**The exercise**
Report how many lines below contain the word "matplotlib". Give only the number.

— begin —

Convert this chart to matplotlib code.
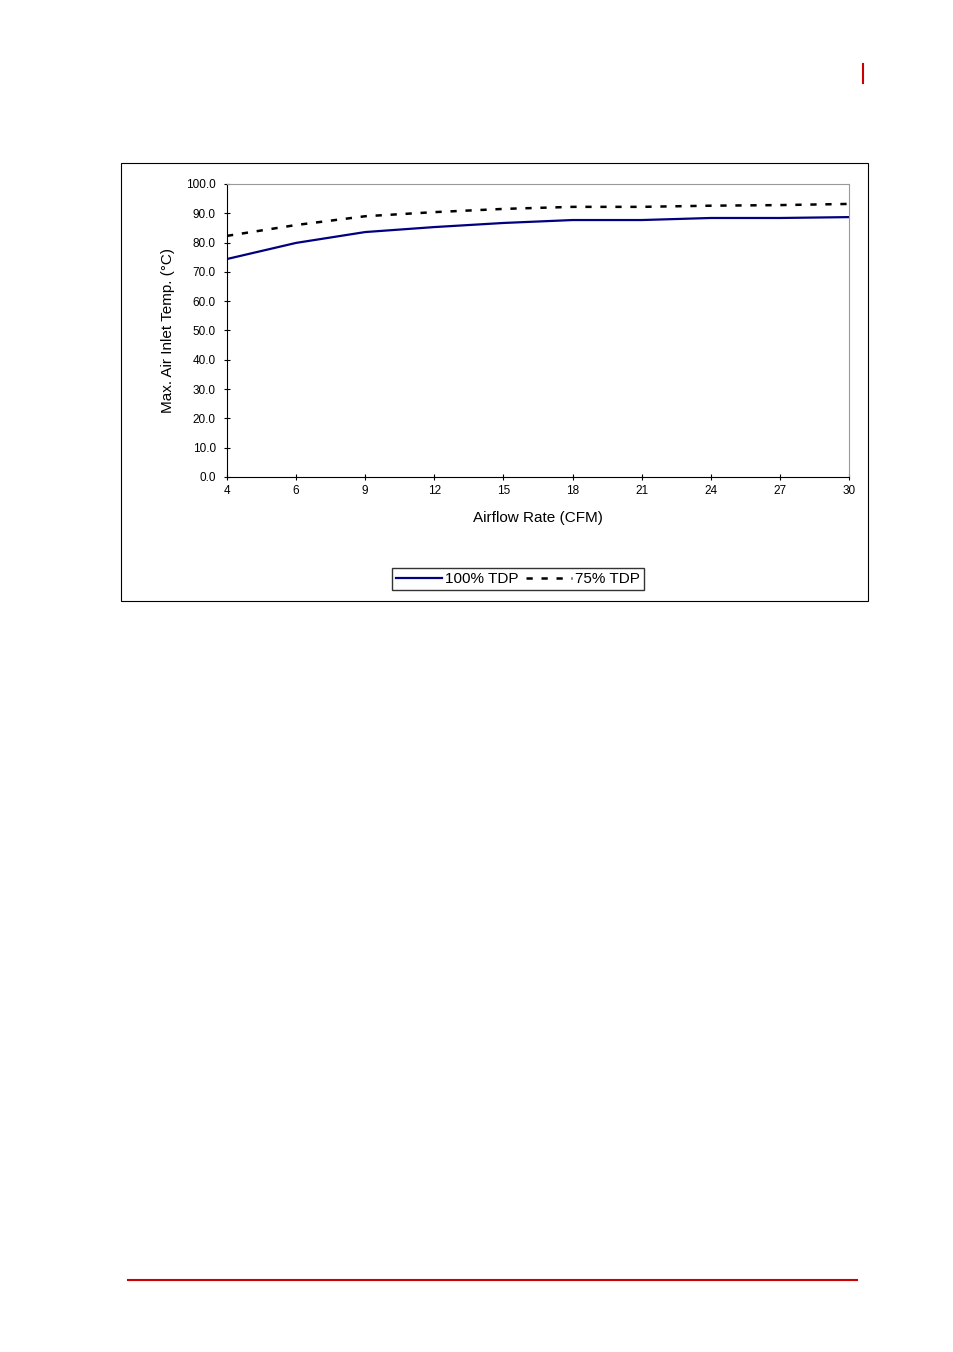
import matplotlib
matplotlib.use("Agg")
import matplotlib.pyplot as plt
from matplotlib.patches import Rectangle
from matplotlib.lines import Line2D

categories = ["4", "6", "9", "12", "15", "18", "21", "24", "27", "30"]
tdp100 = [74.4, 79.9, 83.6, 85.3, 86.7, 87.7, 87.7, 88.4, 88.4, 88.7]
tdp75 = [82.3, 86.0, 89.0, 90.4, 91.5, 92.2, 92.2, 92.6, 92.8, 93.2]

W, H = 954, 1352
fig = plt.figure(figsize=(W/100, H/100), dpi=100)
plt.rcParams['font.family'] = ['Liberation Sans', 'DejaVu Sans']

def fx(x): return x / W
def fy(y): return 1 - y / H

# page decorations
fig.add_artist(Line2D([fx(863), fx(863)], [fy(64), fy(83)], color='#cc0000', lw=1.5))
fig.add_artist(Line2D([fx(128), fx(857)], [fy(1280), fy(1280)], color='#cc0000', lw=1.5))
fig.add_artist(Rectangle((fx(121), fy(601)), fx(868-121), (601-163)/H, fill=False, ec='black', lw=0.8))

ax = fig.add_axes([fx(227), fy(477), fx(849-227), (477-184)/H])
x = list(range(len(categories)))
ax.plot(x, tdp100, color='#000080', lw=1.6, label='100% TDP')
ax.plot(x, tdp75, color='black', lw=1.8, ls=(0, (2.5, 3.5)), label='75% TDP')
ax.set_xlim(0, len(categories) - 1)
ax.set_ylim(0, 100)
ax.set_xticks(x)
ax.set_xticklabels(categories)
ax.set_yticks(range(0, 101, 10))
ax.set_yticklabels([f"{v:.1f}" for v in range(0, 101, 10)])
ax.tick_params(axis='both', labelsize=8.5, length=4, direction='inout', width=0.8)
ax.tick_params(axis='y', pad=6)
for s in ['top', 'right']:
    ax.spines[s].set_color('#999999')
    ax.spines[s].set_linewidth(0.8)
for s in ['left', 'bottom']:
    ax.spines[s].set_linewidth(0.8)
ax.set_xlabel('Airflow Rate (CFM)', fontsize=11, labelpad=10)
ax.set_ylabel('Max. Air Inlet Temp. (°C)', fontsize=11, labelpad=8)

fig.legend(loc='center', bbox_to_anchor=(fx(518), fy(579)), ncol=2, frameon=True,
           fancybox=False, edgecolor='black', fontsize=11, handlelength=3,
           handletextpad=0.2, columnspacing=0.5, borderpad=0.25)
fig.savefig('out.png', dpi=100)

— end —

**Worked answer**
6